Même si le huis-clos du film perd de son efficacité, de son intensité et de son effet de surprise après soixante visions, et bien qu'il ait pris un fameux coup de vieux, à l'image de son acteur principal, Misery reste pour nous une source d'inspiration au quotidien. Hélas nous nous projetons dans le rôle du séquestré de service, que nous ne connaissons que trop bien. Deux astuces trouvées par le malicieux James Caan nous ont notamment permis à l'un et à l'autre de raccourcir quelques journées qui s'annonçaient longues et un peu moroses. Nous voulons bien entendu parler de ces matins où nos femmes respectives nous attachent au lit parce qu'on a "merdé" (sic.).

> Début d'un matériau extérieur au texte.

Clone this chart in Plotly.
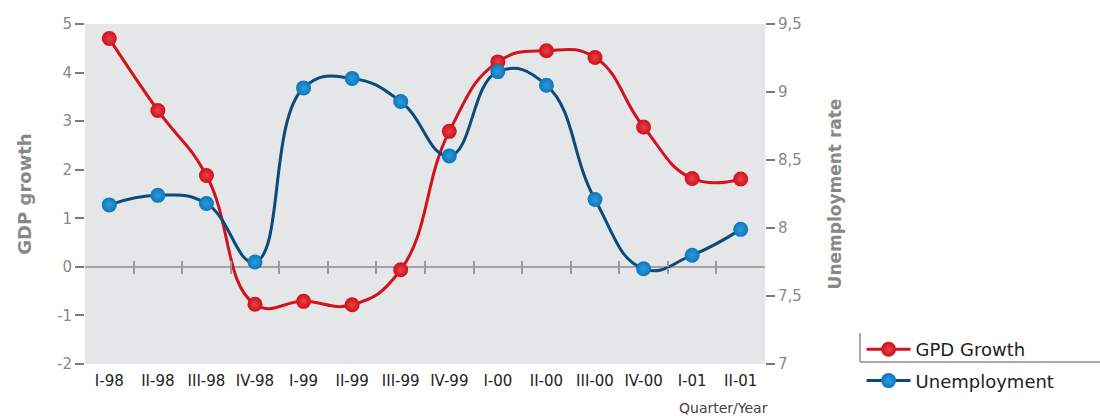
import plotly.graph_objects as go

quarters = ["I-98", "II-98", "III-98", "IV-98", "I-99", "II-99", "III-99", "IV-99",
            "I-00", "II-00", "III-00", "IV-00", "I-01", "II-01"]
gdp_growth = [4.7, 3.22, 1.88, -0.77, -0.71, -0.78, -0.06, 2.79,
              4.22, 4.45, 4.31, 2.88, 1.82, 1.81]
unemployment = [8.17, 8.24, 8.18, 7.75, 9.03, 9.1, 8.93, 8.53,
                9.15, 9.05, 8.21, 7.7, 7.8, 7.99]

left_ticks = [-2, -1, 0, 1, 2, 3, 4, 5]
left_ticktext = ["-2", "-1", "0", "1", "2", "3", "4", "5"]
right_ticks = [7, 7.5, 8, 8.5, 9, 9.5]
right_ticktext = ["7", "7,5", "8", "8,5", "9", "9,5"]
boundary_ticks = [i + 0.5 for i in range(len(quarters) - 1)]

FONT = "DejaVu Sans"
RED_LINE = "#d0141e"
RED_MARK = "#cf101b"
BLUE_LINE = "#0b4a7c"
BLUE_MARK = "#0a78bd"

fig = go.Figure()
fig.add_trace(go.Scatter(
    x=quarters, y=gdp_growth, name="GPD Growth", yaxis="y", legendgroup="g1",
    mode="lines+markers",
    line=dict(color=RED_LINE, width=3, shape="spline", smoothing=1.3),
    marker=dict(size=15, color=RED_MARK, line=dict(width=0),
                gradient=dict(type="radial", color="#e8424b")),
))
fig.add_trace(go.Scatter(
    x=quarters, y=unemployment, name="Unemployment", yaxis="y2", legendgroup="g2",
    mode="lines+markers",
    line=dict(color=BLUE_LINE, width=3, shape="spline", smoothing=1.3),
    marker=dict(size=15, color=BLUE_MARK, line=dict(width=0),
                gradient=dict(type="radial", color="#2f9ad8")),
))
# empty helper traces so the zero-line tick axes get drawn
for ax in ("x2", "x3"):
    fig.add_trace(go.Scatter(x=[None], y=[None], xaxis=ax, yaxis="y",
                             showlegend=False, hoverinfo="skip", mode="lines"))

axis_zero_pos = (0 - left_ticks[0]) / (left_ticks[-1] - left_ticks[0])

fig.update_layout(
    width=1100, height=416,
    margin=dict(l=85, r=335, t=24, b=52),
    paper_bgcolor="white",
    plot_bgcolor="#e5e6e8",
    font=dict(family=FONT, color="#888888"),
    showlegend=True,
    legend=dict(
        x=1.142, y=0.097, xanchor="left", yanchor="top",
        font=dict(family=FONT, size=18, color="#222222"),
        bgcolor="rgba(0,0,0,0)", borderwidth=0,
        itemwidth=44, tracegroupgap=5, traceorder="grouped",
    ),
    xaxis=dict(
        type="category", categoryarray=quarters, range=[-0.5, len(quarters) - 0.5],
        showgrid=False, zeroline=False, showline=False, ticks="",
        tickfont=dict(family=FONT, size=15, color="#222222"),
        ticklabelstandoff=6,
    ),
    xaxis2=dict(
        overlaying="x", anchor="free", position=axis_zero_pos, side="bottom",
        range=[-0.5, len(quarters) - 0.5], tickvals=boundary_ticks,
        showticklabels=False, ticks="outside", ticklen=6, tickwidth=1.5,
        tickcolor="#9a9a9a", showgrid=False, zeroline=False, showline=False,
    ),
    xaxis3=dict(
        overlaying="x", anchor="free", position=axis_zero_pos, side="top",
        range=[-0.5, len(quarters) - 0.5], tickvals=boundary_ticks,
        showticklabels=False, ticks="outside", ticklen=6, tickwidth=1.5,
        tickcolor="#9a9a9a", showgrid=False, zeroline=False, showline=False,
    ),
    yaxis=dict(
        range=[left_ticks[0], left_ticks[-1]], tickvals=left_ticks, ticktext=left_ticktext,
        showgrid=False, zeroline=True, zerolinecolor="#a3a3a3", zerolinewidth=2,
        ticks="outside", ticklen=9, tickwidth=2, tickcolor="#7a7a7a",
        tickfont=dict(family=FONT, size=15, color="#888888"),
        title=dict(text="<b>GDP growth</b>", font=dict(family=FONT, size=18, color="#888888"),
                   standoff=20),
        showline=False,
    ),
    yaxis2=dict(
        overlaying="y", side="right", anchor="x",
        range=[right_ticks[0], right_ticks[-1]], tickvals=right_ticks, ticktext=right_ticktext,
        showgrid=False, zeroline=False, showline=False,
        ticks="outside", ticklen=9, tickwidth=2, tickcolor="#7a7a7a",
        tickfont=dict(family=FONT, size=15, color="#888888"),
        title=dict(text="<b>Unemployment rate</b>", font=dict(family=FONT, size=17, color="#888888"),
                   standoff=28),
    ),
    annotations=[dict(
        text="Quarter/Year", xref="paper", yref="paper", x=1.0074, y=-0.129,
        xanchor="right", yanchor="middle", showarrow=False,
        font=dict(family=FONT, size=14, color="#444444"),
    )],
    shapes=[
        dict(type="line", xref="paper", yref="paper", x0=1.1397, x1=1.1397, y0=0.0912, y1=0.0059,
             line=dict(color="#aaaaaa", width=2)),
        dict(type="line", xref="paper", yref="paper", x0=1.1397, x1=1.4926, y0=0.0059, y1=0.0059,
             line=dict(color="#aaaaaa", width=2)),
    ],
)

fig.write_html("out.html")
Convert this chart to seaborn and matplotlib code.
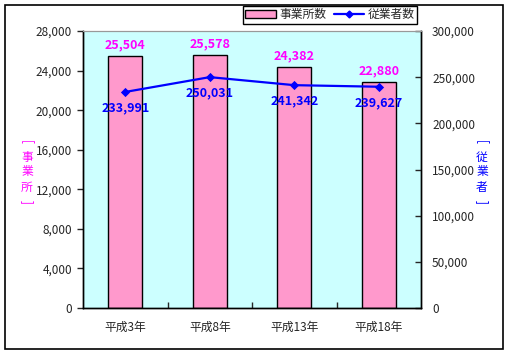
import pandas as pd
import matplotlib.pyplot as plt
import seaborn as sns
from matplotlib.patches import Patch, Rectangle
from matplotlib.lines import Line2D
from matplotlib.ticker import FuncFormatter

# データ
years = ['平成3年', '平成8年', '平成13年', '平成18年']
jigyosho = [25504, 25578, 24382, 22880]
jugyosha = [233991, 250031, 241342, 239627]

df = pd.DataFrame({'年': years, '事業所数': jigyosho, '従業者数': jugyosha})

sns.set_style('white')
plt.rcParams['font.family'] = ['Noto Sans CJK JP', 'DejaVu Sans']

fig = plt.figure(figsize=(5.08, 3.54), dpi=100)
fig.patch.set_facecolor('white')
# 外枠
fig.patches.append(Rectangle((5 / 508, 5 / 354), 498 / 508, 344 / 354,
                             transform=fig.transFigure, fill=False,
                             edgecolor='black', linewidth=1.2))

ax = fig.add_axes([83 / 508, 1 - 308 / 354, 338 / 508, 277 / 354])
ax.set_facecolor('#CCFFFF')

sns.barplot(data=df, x='年', y='事業所数', ax=ax, color='#FF99CC',
            edgecolor='black', linewidth=1, width=0.4, saturation=1)
ax.set_ylim(0, 28000)
ax.set_yticks(range(0, 28001, 4000))
ax.yaxis.set_major_formatter(FuncFormatter(lambda v, p: f'{int(v):,}'))
ax.set_xlabel('')
ax.set_ylabel('')

for i, v in enumerate(jigyosho):
    ax.text(i, v + 1100, f'{v:,}', ha='center', va='center', color='#FF00FF',
            fontsize=9, fontweight='bold')

ax2 = ax.twinx()
sns.pointplot(data=df, x='年', y='従業者数', ax=ax2, color='#0000FF',
              markers='D', markersize=3.5, linewidth=1.6)
ax2.set_ylim(0, 300000)
ax2.set_yticks(range(0, 300001, 50000))
ax2.yaxis.set_major_formatter(FuncFormatter(lambda v, p: f'{int(v):,}'))
ax2.set_xlim(-0.5, 3.5)
ax2.set_ylabel('')
ax2.set_xlabel('')

for i, v in enumerate(jugyosha):
    ax2.text(i, v - 17500, f'{v:,}', ha='center', va='center', color='#0000FF',
             fontsize=9, fontweight='bold')

for a in (ax, ax2):
    for s in ('left', 'right', 'bottom'):
        a.spines[s].set_color('black')
        a.spines[s].set_linewidth(1)
    a.spines['top'].set_color('#999999')
    a.spines['top'].set_linewidth(0.8)

ax.tick_params(axis='y', which='major', direction='out', length=4, width=1,
               labelsize=8.5, pad=4, left=True)
ax.tick_params(axis='x', length=0, labelsize=8.5, pad=9)
ax.set_xticks([0, 1, 2, 3])
ax.set_xticklabels(years)
ax.set_xticks([0.5, 1.5, 2.5], minor=True)
ax.tick_params(axis='x', which='minor', direction='in', length=4, width=1,
               bottom=True)
ax2.tick_params(axis='y', direction='in', length=4, width=1, labelsize=8.5,
                pad=8, right=True)


# 軸ラベル（縦書き）
def vertical_label(x_px, chars, color):
    ys = [142 + 15 * k for k in range(len(chars) + 2)]
    fig.text(x_px / 508, 1 - ys[0] / 354, '[', rotation=-90, color=color,
             ha='center', va='center', fontsize=8.5)
    for k, c in enumerate(chars):
        fig.text(x_px / 508, 1 - ys[k + 1] / 354, c, color=color,
                 ha='center', va='center', fontsize=8.5)
    fig.text(x_px / 508, 1 - ys[-1] / 354, ']', rotation=-90, color=color,
             ha='center', va='center', fontsize=8.5)


vertical_label(27, '事業所', '#FF00FF')
vertical_label(482, '従業者', '#0000FF')

# 凡例
handles = [Patch(facecolor='#FF99CC', edgecolor='black', linewidth=1),
           Line2D([0], [0], color='#0000FF', linewidth=1.6, marker='D',
                  markersize=3.5)]
fig.legend(handles, ['事業所数', '従業者数'], loc='upper left',
           bbox_to_anchor=(243 / 508, 1 - 6 / 354), ncol=2, fontsize=8.5,
           frameon=True, fancybox=False, edgecolor='black', framealpha=1,
           borderpad=0.2, handlelength=2.6, handletextpad=0.3,
           columnspacing=0.6, borderaxespad=0)

plt.savefig('out.png', dpi=100)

On se rappelle alors James Caan ouvrant discrètement son matelas avec une fourchette afin d'y planquer les cachetons distribués par Kathy Bates pour l'endormir et faire de son estomac une usine à gaz de schiste. Ce tricks nous a sans doute évité des nuits de folie. De la même façon, nous sommes souvent amenés à passer nos journées cloîtrés dans un placard à balais, à compter les moutons, enfermés par nos épouses qui nous reprochent généralement d'avoir zappé, d'avoir changé de chaîne à un moment de la soirée, sans concertation. Dans ce cas de figure, le souvenir du même James Caan se rappelle à nous, qui trouvait son salut dans une épingle à cheveux propice au crochetage des serrures. Cette méthode de l'épingle à cheveux, une fois libéré, nous ouvre bien d'autres portes mais nous préférons nous en tenir là et vous laisser croire que nous ne sommes que deux victimes façon James Caan, et pas des dégénérés à la Kathy Bates. Ce maudit film et ses deux personnages ennemis résument toute notre putain de vie.